Lot Essay
One of the three figureheads of 1960s Pop Art, James Rosenquist questioned mass media by layering imagery and meaning in his billboard-inspired compositions. Untitled (Jungle Presence) expands on the artist’s groundbreaking early works by introducing visual intrigue through curvilinear slicing of the source material. By combining disparate images into one, Rosenquist seeks to emulate the visual confusion experienced from the everyday barrage of media sources. Although smaller in scale and less politically-motivated than his works like President Elect (1960-61/64) and the massive F-111 (1964), Untitled (Jungle Presence) continues in a similar style that combines contrasting imagery for both visual and conceptual effect.

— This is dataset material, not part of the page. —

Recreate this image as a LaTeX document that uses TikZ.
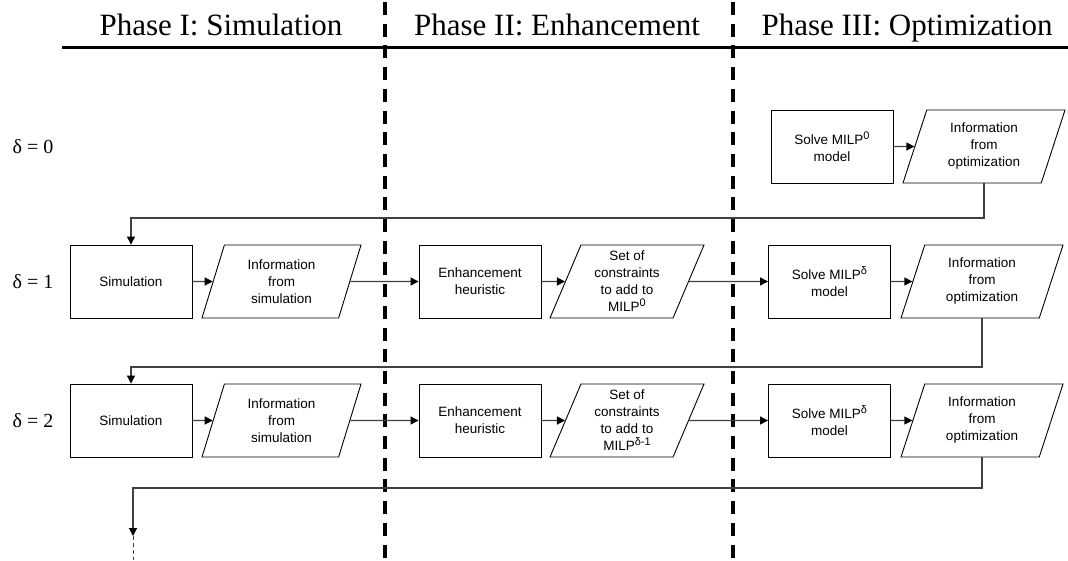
\documentclass[tikz,border=0pt]{standalone}
\usepackage{fontspec}
\setmainfont{Liberation Sans}
\newfontfamily\serifx{Liberation Serif}
\usetikzlibrary{shapes.geometric,arrows.meta}
\newcommand{\supx}[1]{\raisebox{5.5pt}{\fontsize{11}{11}\selectfont #1}}
\begin{document}
\begin{tikzpicture}[x=1pt,y=-1pt,
  procbox/.style={draw=black,line width=0.9pt,minimum width=122pt,minimum height=73pt,inner sep=0pt,align=center,font=\fontsize{13.5}{17}\selectfont},
  databox/.style={draw=black,line width=0.9pt,shape=trapezium,trapezium left angle=63,trapezium right angle=117,trapezium stretches body,minimum width=159pt,minimum height=73pt,inner sep=0pt,align=center,font=\fontsize{13.5}{17}\selectfont},
  conn/.style={draw=black!75,line width=1.2pt,-{Triangle[length=8pt,width=8pt,color=black,fill=black]}},
  phase/.style={font=\serifx\fontsize{31}{36}\selectfont,inner sep=0pt,anchor=base},
  rowlabel/.style={font=\serifx\fontsize{20}{24}\selectfont,inner sep=0pt},
  divider/.style={line width=3.2pt,dash pattern=on 13pt off 8.7pt}
]
\useasboundingbox (0,0) rectangle (1068,560);

% headings
\node[phase] (ph1) at (221,35) {Phase I: Simulation};
\node[phase] (ph2) at (557,35) {Phase II: Enhancement};
\node[phase] (ph3) at (907,35) {Phase III: Optimization};
\coordinate (hl) at (62,47);
\coordinate (hr) at (1068,47);
\draw[line width=3pt] (hl) -- (hr);

% dividers
\coordinate (d1t) at (385,2);
\coordinate (d1b) at (385,562);
\coordinate (d2t) at (733,2);
\coordinate (d2b) at (733,562);
\draw[divider] (d1t) -- (d1b);
\draw[divider] (d2t) -- (d2b);

% row labels
\node[rowlabel] (r0) at (33,146.5) {δ = 0};
\node[rowlabel] (r1) at (33,281.5) {δ = 1};
\node[rowlabel] (r2) at (33,420.5) {δ = 2};

% row 0
\node[procbox] (solve0) at (832,146.5) {Solve MILP\supx{0}\\model};
\node[databox,minimum width=162pt] (opt0) at (984,146.5) {Information\\from\\optimization};

% row 1
\node[procbox] (sim1) at (131,281.5) {Simulation};
\node[databox,minimum width=159pt] (info1) at (281.5,281.5) {Information\\from\\simulation};
\node[procbox] (enh1) at (480,281.5) {Enhancement\\heuristic};
\node[databox,minimum width=154pt] (cons1) at (627,281.5) {Set of\\constraints\\to add to\\MILP\supx{0}};
\node[procbox] (solve1) at (829.5,281.5) {Solve MILP\supx{δ}\\model};
\node[databox,minimum width=162pt] (opt1) at (982,281.5) {Information\\from\\optimization};

% row 2
\node[procbox] (sim2) at (131,420.5) {Simulation};
\node[databox,minimum width=159pt] (info2) at (281.5,420.5) {Information\\from\\simulation};
\node[procbox] (enh2) at (480,420.5) {Enhancement\\heuristic};
\node[databox,minimum width=154pt] (cons2) at (627,420.5) {Set of\\constraints\\to add to\\MILP\supx{δ-1}};
\node[procbox] (solve2) at (829.5,420.5) {Solve MILP\supx{δ}\\model};
\node[databox,minimum width=162pt] (opt2) at (982,420.5) {Information\\from\\optimization};

% connectors
\draw[conn] (solve0.east) -- (opt0.west);
\coordinate (fb0) at (131,218);
\draw[conn] (opt0.south) |- (fb0) -- (sim1.north);

\draw[conn] (sim1.east) -- (info1.west);
\draw[conn] (info1.east) -- (enh1.west);
\draw[conn] (enh1.east) -- (cons1.west);
\draw[conn] (cons1.east) -- (solve1.west);
\draw[conn] (solve1.east) -- (opt1.west);
\coordinate (fb1) at (131,367);
\draw[conn] (opt1.south) |- (fb1) -- (sim2.north);

\draw[conn] (sim2.east) -- (info2.west);
\draw[conn] (info2.east) -- (enh2.west);
\draw[conn] (enh2.east) -- (cons2.west);
\draw[conn] (cons2.east) -- (solve2.west);
\draw[conn] (solve2.east) -- (opt2.west);
\coordinate (fb2) at (133,488);
\coordinate (fbend) at (133,536);
\coordinate (fbtail) at (133,560);
\draw[conn] (opt2.south) |- (fb2) -- (fbend);
\draw[draw=black!75,line width=1pt,dash pattern=on 4pt off 3pt] (fbend) -- (fbtail);
\end{tikzpicture}
\end{document}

Seemingly cut into an image of blooming green foliage, a twisting line zig-zags through the front of the composition revealing two faces. Reminiscent of collaged magazine pages or an artfully removed section of subway advertisement, this layered effect is typical of Rosenquist. By juxtaposing the two images, he creates an optical illusion that suggests depth while mystifying the depiction of three-dimensional space. In the more pervasive image of greenery, young leaves bend and curl around three scalloped flower buds. The sharp forms and blurred background suggest photographic depth of field and the artist’s dexterity with the brush furthers this reading. Interrupting the serenity of nature, the central form gives a brief glimpse into equally well-rendered depictions of two women’s faces. The face on the right is obscured, but a single eye on the left stares out at the viewer through a tiny slit. The manner in which Rosenquist has created this amalgam elicits a sensory overload. Each newly discovered element is almost instantly overwhelmed by another until the entire work vibrates like the lighted ads of Times Square.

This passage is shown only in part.